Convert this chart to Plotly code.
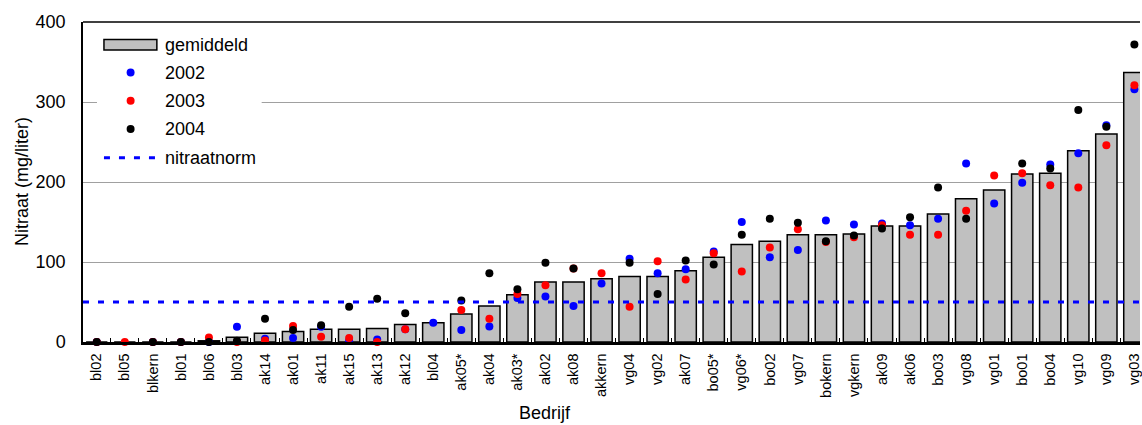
import plotly.graph_objects as go

# Nitrate concentration per farm (mg/liter)
categories = ["bl02", "bl05", "blkern", "bl01", "bl06", "bl03", "ak14", "ak01", "ak11",
              "ak15", "ak13", "ak12", "bl04", "ak05*", "ak04", "ak03*", "ak02", "ak08",
              "akkern", "vg04", "vg02", "ak07", "bo05*", "vg06*", "bo02", "vg07", "bokern",
              "vgkern", "ak09", "ak06", "bo03", "vg08", "vg01", "bo01", "bo04", "vg10",
              "vg09", "vg03"]

gemiddeld = [0, 0, 0, 0, 1.5, 6, 11, 13, 16, 16, 17, 22, 24, 35, 45, 59, 75, 75, 79, 82,
             82, 89, 106, 122, 126, 134, 134, 135, 145, 145, 160, 179, 190, 210, 211, 239,
             260, 337]

n2002 = [0, None, 0, 0, 0, 19, 4, 5, 19, 1.5, 3, 16, 24, 15, 19.5, 55, 57, 45, 73, 104,
         86, 91, 113, 150, 106, 115, 152, 147, 148, 146, 154, 223, 173, 199, 222, 236,
         271, 316]

n2003 = [0, 0, 0, 0, 5.5, 0, 2, 20, 6.5, 5, 0, 16, None, 40, 29, 60, 71, 92, 86, 44,
         101, 78, 111, 88, 118, 141, 125, 131, 146, 134, 134, 164, 208, 211, 196, 193,
         246, 321]

n2004 = [0, None, 0, 0, 0, 1.5, 29, 15, 21, 44, 54, 36, None, 52, 86, 66, 99, 92, None,
         99, 60, 102, 97, 134, 154, 149, 126, 133, 142, 156, 193, 154, None, 223, 217,
         290, 269, 372]

nitraatnorm = 50

W, H = 1142, 425
ML, MR, MT, MB = 83, 0, 22, 83
FONT = "Liberation Sans, Arial, sans-serif"


def px_x(px):
    return (px - ML) / (W - ML - MR)


def px_y(py):
    return (H - MB - py) / (H - MT - MB)


fig = go.Figure()

fig.add_trace(go.Bar(
    x=categories, y=gemiddeld, name="gemiddeld", width=0.76,
    marker=dict(color="#c0c0c0", line=dict(color="black", width=1.5)),
    showlegend=False,
))

# norm line across the full plot width on a hidden helper axis
fig.add_trace(go.Scatter(
    x=[0, 1], y=[nitraatnorm, nitraatnorm], xaxis="x2", mode="lines",
    line=dict(color="#0000ff", width=3, dash="6px,9px"), showlegend=False,
    hoverinfo="skip",
))

for vals, col, nm in [(n2002, "#0000ff", "2002"), (n2003, "#ff0000", "2003"),
                      (n2004, "#000000", "2004")]:
    fig.add_trace(go.Scatter(
        x=categories, y=vals, mode="markers", name=nm,
        marker=dict(color=col, size=8), cliponaxis=False, showlegend=False,
    ))

shapes = []
annotations = []

# top frame line
shapes.append(dict(type="line", xref="paper", yref="paper", x0=0, x1=1, y0=1, y1=1,
                   line=dict(color="black", width=1.5), layer="above"))

# legend box
shapes.append(dict(type="rect", xref="paper", yref="paper",
                   x0=px_x(97), x1=px_x(262), y0=px_y(170), y1=px_y(28),
                   fillcolor="white", line=dict(width=0), layer="above"))
shapes.append(dict(type="rect", xref="paper", yref="paper",
                   x0=px_x(104), x1=px_x(157), y0=px_y(50), y1=px_y(39.5),
                   fillcolor="#c0c0c0", line=dict(color="black", width=1.5), layer="above"))
for py, col in [(72.5, "#0000ff"), (100.7, "#ff0000"), (129, "#000000")]:
    r = 4
    shapes.append(dict(type="circle", xref="paper", yref="paper",
                       x0=px_x(130.7 - r), x1=px_x(130.7 + r),
                       y0=px_y(py + r), y1=px_y(py - r),
                       fillcolor=col, line=dict(width=0), layer="above"))
shapes.append(dict(type="line", xref="paper", yref="paper",
                   x0=px_x(104), x1=px_x(157), y0=px_y(157.7), y1=px_y(157.7),
                   line=dict(color="#0000ff", width=3, dash="6px,9px"), layer="above"))

for txt, py in [("gemiddeld", 45), ("2002", 72.5), ("2003", 100.7), ("2004", 129),
                ("nitraatnorm", 157.7)]:
    annotations.append(dict(text=txt, xref="paper", yref="paper", x=px_x(163), y=px_y(py),
                            xanchor="left", yanchor="middle", showarrow=False,
                            font=dict(family=FONT, size=18, color="black")))

# axis titles
annotations.append(dict(text="Bedrijf", xref="paper", yref="paper", x=px_x(546), y=px_y(413),
                        xanchor="center", yanchor="middle", showarrow=False,
                        font=dict(family=FONT, size=18, color="black")))
annotations.append(dict(text="Nitraat (mg/liter)", xref="paper", yref="paper", x=px_x(22),
                        y=0.5, xanchor="center", yanchor="middle", showarrow=False,
                        textangle=-90, font=dict(family=FONT, size=18, color="black")))

fig.update_layout(
    width=W, height=H,
    margin=dict(l=ML, r=MR, t=MT, b=MB, pad=0),
    paper_bgcolor="white", plot_bgcolor="white",
    font=dict(family=FONT, color="black"),
    bargap=0.24,
    shapes=shapes, annotations=annotations,
    xaxis=dict(
        type="category", range=[-0.49, 37.2], showgrid=False,
        showline=True, linecolor="black", linewidth=2.5,
        ticks="inside", ticklen=4, tickcolor="black", tickwidth=1,
        tickson="boundaries", tickangle=-90, ticklabelstandoff=3,
        tickfont=dict(family=FONT, size=14.5, color="black"),
    ),
    xaxis2=dict(overlaying="x", range=[0, 1], visible=False),
    yaxis=dict(
        range=[0, 400], tickvals=[0, 100, 200, 300, 400],
        showgrid=True, gridcolor="#a0a0a0", gridwidth=1.2, zeroline=False,
        showline=True, linecolor="black", linewidth=1.5,
        ticks="", ticklabelstandoff=12,
        tickfont=dict(family=FONT, size=18, color="black"),
    ),
)

fig.write_html("out.html")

Given instruction |
Copy each line exactly, and leave the pictures out of your copy.

Result below |
Convert this chart to Plotly code.
import plotly.graph_objects as go

# Nitrate concentration per farm (mg/liter)
categories = ["bl02", "bl05", "blkern", "bl01", "bl06", "bl03", "ak14", "ak01", "ak11",
              "ak15", "ak13", "ak12", "bl04", "ak05*", "ak04", "ak03*", "ak02", "ak08",
              "akkern", "vg04", "vg02", "ak07", "bo05*", "vg06*", "bo02", "vg07", "bokern",
              "vgkern", "ak09", "ak06", "bo03", "vg08", "vg01", "bo01", "bo04", "vg10",
              "vg09", "vg03"]

gemiddeld = [0, 0, 0, 0, 1.5, 6, 11, 13, 16, 16, 17, 22, 24, 35, 45, 59, 75, 75, 79, 82,
             82, 89, 106, 122, 126, 134, 134, 135, 145, 145, 160, 179, 190, 210, 211, 239,
             260, 337]

n2002 = [0, None, 0, 0, 0, 19, 4, 5, 19, 1.5, 3, 16, 24, 15, 19.5, 55, 57, 45, 73, 104,
         86, 91, 113, 150, 106, 115, 152, 147, 148, 146, 154, 223, 173, 199, 222, 236,
         271, 316]

n2003 = [0, 0, 0, 0, 5.5, 0, 2, 20, 6.5, 5, 0, 16, None, 40, 29, 60, 71, 92, 86, 44,
         101, 78, 111, 88, 118, 141, 125, 131, 146, 134, 134, 164, 208, 211, 196, 193,
         246, 321]

n2004 = [0, None, 0, 0, 0, 1.5, 29, 15, 21, 44, 54, 36, None, 52, 86, 66, 99, 92, None,
         99, 60, 102, 97, 134, 154, 149, 126, 133, 142, 156, 193, 154, None, 223, 217,
         290, 269, 372]

nitraatnorm = 50

W, H = 1142, 425
ML, MR, MT, MB = 83, 0, 22, 83
FONT = "Liberation Sans, Arial, sans-serif"


def px_x(px):
    return (px - ML) / (W - ML - MR)


def px_y(py):
    return (H - MB - py) / (H - MT - MB)


fig = go.Figure()

fig.add_trace(go.Bar(
    x=categories, y=gemiddeld, name="gemiddeld", width=0.76,
    marker=dict(color="#c0c0c0", line=dict(color="black", width=1.5)),
    showlegend=False,
))

# norm line across the full plot width on a hidden helper axis
fig.add_trace(go.Scatter(
    x=[0, 1], y=[nitraatnorm, nitraatnorm], xaxis="x2", mode="lines",
    line=dict(color="#0000ff", width=3, dash="6px,9px"), showlegend=False,
    hoverinfo="skip",
))

for vals, col, nm in [(n2002, "#0000ff", "2002"), (n2003, "#ff0000", "2003"),
                      (n2004, "#000000", "2004")]:
    fig.add_trace(go.Scatter(
        x=categories, y=vals, mode="markers", name=nm,
        marker=dict(color=col, size=8), cliponaxis=False, showlegend=False,
    ))

shapes = []
annotations = []

# top frame line
shapes.append(dict(type="line", xref="paper", yref="paper", x0=0, x1=1, y0=1, y1=1,
                   line=dict(color="black", width=1.5), layer="above"))

# legend box
shapes.append(dict(type="rect", xref="paper", yref="paper",
                   x0=px_x(97), x1=px_x(262), y0=px_y(170), y1=px_y(28),
                   fillcolor="white", line=dict(width=0), layer="above"))
shapes.append(dict(type="rect", xref="paper", yref="paper",
                   x0=px_x(104), x1=px_x(157), y0=px_y(50), y1=px_y(39.5),
                   fillcolor="#c0c0c0", line=dict(color="black", width=1.5), layer="above"))
for py, col in [(72.5, "#0000ff"), (100.7, "#ff0000"), (129, "#000000")]:
    r = 4
    shapes.append(dict(type="circle", xref="paper", yref="paper",
                       x0=px_x(130.7 - r), x1=px_x(130.7 + r),
                       y0=px_y(py + r), y1=px_y(py - r),
                       fillcolor=col, line=dict(width=0), layer="above"))
shapes.append(dict(type="line", xref="paper", yref="paper",
                   x0=px_x(104), x1=px_x(157), y0=px_y(157.7), y1=px_y(157.7),
                   line=dict(color="#0000ff", width=3, dash="6px,9px"), layer="above"))

for txt, py in [("gemiddeld", 45), ("2002", 72.5), ("2003", 100.7), ("2004", 129),
                ("nitraatnorm", 157.7)]:
    annotations.append(dict(text=txt, xref="paper", yref="paper", x=px_x(163), y=px_y(py),
                            xanchor="left", yanchor="middle", showarrow=False,
                            font=dict(family=FONT, size=18, color="black")))

# axis titles
annotations.append(dict(text="Bedrijf", xref="paper", yref="paper", x=px_x(546), y=px_y(413),
                        xanchor="center", yanchor="middle", showarrow=False,
                        font=dict(family=FONT, size=18, color="black")))
annotations.append(dict(text="Nitraat (mg/liter)", xref="paper", yref="paper", x=px_x(22),
                        y=0.5, xanchor="center", yanchor="middle", showarrow=False,
                        textangle=-90, font=dict(family=FONT, size=18, color="black")))

fig.update_layout(
    width=W, height=H,
    margin=dict(l=ML, r=MR, t=MT, b=MB, pad=0),
    paper_bgcolor="white", plot_bgcolor="white",
    font=dict(family=FONT, color="black"),
    bargap=0.24,
    shapes=shapes, annotations=annotations,
    xaxis=dict(
        type="category", range=[-0.49, 37.2], showgrid=False,
        showline=True, linecolor="black", linewidth=2.5,
        ticks="inside", ticklen=4, tickcolor="black", tickwidth=1,
        tickson="boundaries", tickangle=-90, ticklabelstandoff=3,
        tickfont=dict(family=FONT, size=14.5, color="black"),
    ),
    xaxis2=dict(overlaying="x", range=[0, 1], visible=False),
    yaxis=dict(
        range=[0, 400], tickvals=[0, 100, 200, 300, 400],
        showgrid=True, gridcolor="#a0a0a0", gridwidth=1.2, zeroline=False,
        showline=True, linecolor="black", linewidth=1.5,
        ticks="", ticklabelstandoff=12,
        tickfont=dict(family=FONT, size=18, color="black"),
    ),
)

fig.write_html("out.html")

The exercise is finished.